E chi meglio di un bambino poteva inaugurare il registro degli ospiti di questo nuovo anno e questo nuovo porto?
Anche se Michela e Gabriele, fedelissimi, ci avevano raggiunto già a gennaio, la prima new entry è quella del piccolo Matteo e dei “grandi”(mamma, papà, Nadia e Paolo) che hanno accompagnato e condiviso con noi il suo entusiasmo, la sua allegria e la sana e contagiosa vivacità che contraddistingue un bimbo “vero”.

In attesa di rivederli tutti per mantenere la promessa di far timonare Capitan Matteo, mi chiedo a cosa avrebbe pensato la sua fantasia bambina, sentendo parlare di un luogo denominato “Castello di Donnafugata”.
Cosa si aspetterebbe di vedere, e noi con lui, se non un maniero medievale con torri e merli e ponti levatoi, e nella torre più alta, un’infelice principessa rapita al suo vero amore…?
E invece no!
Con buona pace delle favole, il castello è una casa, una bellissima, aristocratica e antica casa dove, nell’Ottocento, il barone di Donnafugata trascorreva i suoi periodi di villeggiatura.
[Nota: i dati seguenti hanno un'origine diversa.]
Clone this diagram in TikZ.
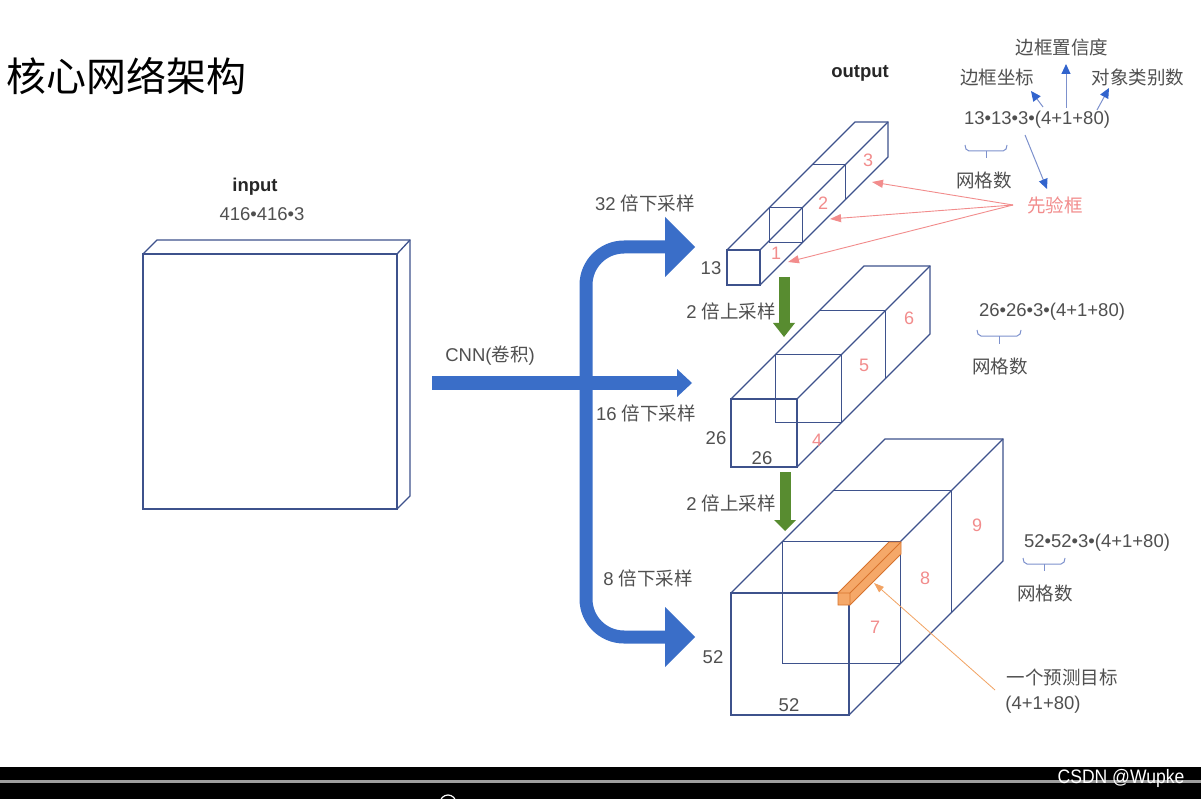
\documentclass[tikz,border=0pt]{standalone}
\usepackage{fontspec}
\setmainfont{Liberation Sans}
\newfontfamily\cjk{Noto Sans CJK SC}
\usetikzlibrary{arrows.meta}
\definecolor{boxblue}{RGB}{62,82,140}
\definecolor{bigblue}{RGB}{58,110,200}
\definecolor{txtgray}{RGB}{80,80,80}
\definecolor{pinkc}{RGB}{242,140,140}
\definecolor{greenc}{RGB}{88,140,48}
\definecolor{orangef}{RGB}{245,168,105}
\definecolor{oranged}{RGB}{215,115,45}
\definecolor{annblue}{RGB}{125,145,205}
\definecolor{headblue}{RGB}{50,100,205}
\tikzset{
  edge/.style={draw=boxblue, line width=1.3pt},
  lbl/.style={text=txtgray, font=\fontsize{18.5}{18.5}\selectfont, inner sep=0pt},
  cn/.style={text=txtgray, font=\cjk\fontsize{18.5}{18.5}\selectfont, inner sep=0pt},
  num/.style={text=pinkc, font=\fontsize{18}{18}\selectfont, inner sep=0pt},
  bold/.style={text=black!85, font=\bfseries\fontsize{18.5}{18.5}\selectfont, inner sep=0pt},
  annarrow/.style={draw=annblue, line width=1pt, -{Triangle[length=10pt,width=9pt,fill=headblue,color=headblue]}},
  pinkarrow/.style={draw=pinkc, line width=0.9pt, -{Triangle[length=11pt,width=8pt]}},
  brace/.style={draw=annblue, line width=1pt},
}
\newcommand\cubebox[5]{%
  \draw[edge] (#1,#2) rectangle ++(#3,#4);
  \draw[edge] (#1,#2) -- ++(#5,-#5) -- ++(#3,0) -- ++(0,#4) -- ++(-#5,#5);
  \draw[edge] ({#1+#3},#2) -- ++(#5,-#5);
  \draw[edge] ({#1+#5/3},{#2-#5/3}) rectangle ++(#3,#4);
  \draw[edge] ({#1+2*#5/3},{#2-2*#5/3}) -- ++(#3,0) -- ++(0,#4);
}
\newcommand\gridbrace[4]{% x1 x2 ytop ytick
  \draw[brace] (#1,#3) to[out=-90,in=180] ({#1+4},{#3+6}) -- ({#2-4},{#3+6}) to[out=0,in=-90] (#2,#3);
  \draw[brace] ({(#1+#2)/2},{#3+6}) -- ({(#1+#2)/2},#4);
}
\begin{document}
\begin{tikzpicture}[x=1pt,y=-1pt]
\useasboundingbox (0,0) rectangle (1201,799);
\fill[white] (0,0) rectangle (1201,767);
% bottom bar
\fill[black] (0,767) rectangle (1201,799);
\fill[gray!75] (0,780) rectangle (1201,783);
\node[text=white, font=\fontsize{19.5}{19.5}\selectfont, inner sep=0pt, xscale=0.9] (wm) at (1121,778) {CSDN @Wupke};
\begin{scope}
\clip (0,767) rectangle (1201,799);
\draw[white, line width=1.2pt] (448,803) circle (8);
\end{scope}

% title
\node[font=\cjk\fontsize{40}{40}\selectfont, anchor=west, inner sep=0pt] (title) at (6,76) {核心网络架构};

% input
\node[bold] (inp) at (255,187) {input};
\node[lbl] (inpdim) at (262,214) {416•416•3};
\draw[edge] (143,254) rectangle (397,509);
\draw[edge] (143,254) -- (157,240) -- (410,240) -- (410,496) -- (397,509);
\draw[edge] (397,254) -- (410,240);

% big blue arrows
\coordinate (cnnA) at (432,383);
\coordinate (cnnB) at (679,383);
\coordinate (up32) at (667,247);
\coordinate (dn8) at (667,637);
\draw[bigblue, line width=14pt] (cnnA) -- (cnnB);
\fill[bigblue] (677,369) -- (692,383) -- (677,397) -- cycle;
\draw[bigblue, line width=13pt, rounded corners=38pt] (up32) -| (586,637) -- (dn8);
\fill[bigblue] (665,217) -- (695,247) -- (665,277) -- cycle;
\fill[bigblue] (665,607) -- (695,637) -- (665,667) -- cycle;
\node[lbl] (cnn) at (490,356) {CNN({\cjk 卷积})};
\node[lbl] (l32) at (645,203) {32 {\cjk 倍下采样}};
\node[lbl] (l16) at (646,413) {16 {\cjk 倍下采样}};
\node[lbl] (l8) at (648,578) {8 {\cjk 倍下采样}};
\node[lbl] (up1) at (731,311) {2 {\cjk 倍上采样}};
\node[lbl] (up2) at (731,503) {2 {\cjk 倍上采样}};

% green arrows
\coordinate (g1a) at (784,277);
\coordinate (g1b) at (784,324);
\coordinate (g2a) at (785,472);
\coordinate (g2b) at (785,521);
\draw[greenc, line width=11pt] (g1a) -- (g1b);
\fill[greenc] (773,323) -- (784,337) -- (795,323) -- cycle;
\draw[greenc, line width=11pt] (g2a) -- (g2b);
\fill[greenc] (774,520) -- (785,531) -- (796,520) -- cycle;

% output cubes
\node[bold] (out) at (860,73) {output};
\cubebox{727}{250}{33}{35}{128}
\cubebox{731}{399}{66}{68}{133}
\cubebox{731}{593}{118}{122}{154}

% orange prism
\filldraw[fill=orangef, draw=oranged, line width=0.8pt] (838,593) -- (889,542) -- (901,542) -- (901,554) -- (850,605) -- (838,605) -- cycle;
\draw[oranged, line width=0.8pt] (838,593) -- (850,593) -- (901,542) (850,593) -- (850,605);

% size labels
\node[lbl] (s13) at (711,268) {13};
\node[lbl] (s26a) at (716,438) {26};
\node[lbl] (s26b) at (762,458) {26};
\node[lbl] (s52a) at (713,657) {52};
\node[lbl] (s52b) at (789,705) {52};

% pink numbers
\node[num] (n1) at (776,253) {1};
\node[num] (n2) at (823,203) {2};
\node[num] (n3) at (868,160) {3};
\node[num] (n4) at (817,440) {4};
\node[num] (n5) at (864,365) {5};
\node[num] (n6) at (909,318) {6};
\node[num] (n7) at (875,627) {7};
\node[num] (n8) at (925,578) {8};
\node[num] (n9) at (977,525) {9};

% top annotation
\node[cn] (conf) at (1062,47) {边框置信度};
\node[cn] (coord) at (997,77) {边框坐标};
\node[cn] (cls) at (1138,77) {对象类别数};
\node[lbl] (f13) at (1037,120) {13•13•3•(4+1+80)};
\node[cn] (g13) at (984,180) {网格数};
\node[cn, text=pinkc] (prior) at (1055,205) {先验框};
\gridbrace{965}{1007}{145}{158}
\coordinate (a1s) at (1043,107); \coordinate (a1e) at (1031,91);
\coordinate (a2s) at (1066,108); \coordinate (a2e) at (1066,64);
\coordinate (a3s) at (1097,110); \coordinate (a3e) at (1109,88);
\coordinate (a4s) at (1025,135); \coordinate (a4e) at (1047,189);
\draw[annarrow] (a1s) -- (a1e);
\draw[annarrow] (a2s) -- (a2e);
\draw[annarrow] (a3s) -- (a3e);
\draw[annarrow] (a4s) -- (a4e);

% prior box arrows
\coordinate (pr) at (1013,205);
\coordinate (t3) at (872,182);
\coordinate (t2) at (830,219);
\coordinate (t1) at (788,262);
\draw[pinkarrow] (pr) -- (t3);
\draw[pinkarrow] (pr) -- (t2);
\draw[pinkarrow] (pr) -- (t1);

% 26 annotation
\node[lbl] (f26) at (1052,312) {26•26•3•(4+1+80)};
\gridbrace{977}{1021}{330}{344}
\node[cn] (g26) at (1000,366) {网格数};

% 52 annotation
\node[lbl] (f52) at (1097,543) {52•52•3•(4+1+80)};
\gridbrace{1023}{1065}{558}{571}
\node[cn] (g52) at (1045,593) {网格数};

% one prediction target
\node[cn] (pred) at (1062,677) {一个预测目标};
\node[lbl] (predv) at (1043,705) {(4+1+80)};
\coordinate (os) at (995,690);
\coordinate (oe) at (874,583);
\draw[draw=orangef!90!oranged, line width=0.8pt, -{Triangle[length=10pt,width=7pt]}] (os) -- (oe);
\end{tikzpicture}
\end{document}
A cercare di mantenere l’alone romantico ci provano le leggende attorno all’origine del nome: dalla fuga della regina Bianca di Navarra, all’etimologia araba “fonte della salute”.
Nulla di storicamente certo e fatica francamente inutile perché il posto è affascinante a prescindere.
La mia anima “verde” più che le stanze affrescate,
le scalinate nero-lava e i costumi in mostra, è inguaribilmente attratta dal giardino che circonda il castello.
Ficus giganteschi, pini marittimi e un diffuso profumo di macchia mediterranea fanno facilmente immaginare cosa doveva essere nel suo pieno splendore.

Intatto, dai tempi del Barone, spunta tra gli alberi un labirinto di pietra bianca: muretti a secco che si snodano e si arrotolano e interrompono il cammino.
Ci perdiamo col gusto dei bambini che giocano e di fronte all’ennesimo vicolo cieco, con una saggezza che difficilmente applichiamo nella vita, torniamo indietro, scegliendo strade opposte a quelle che ci hanno condotto dove non volevamo.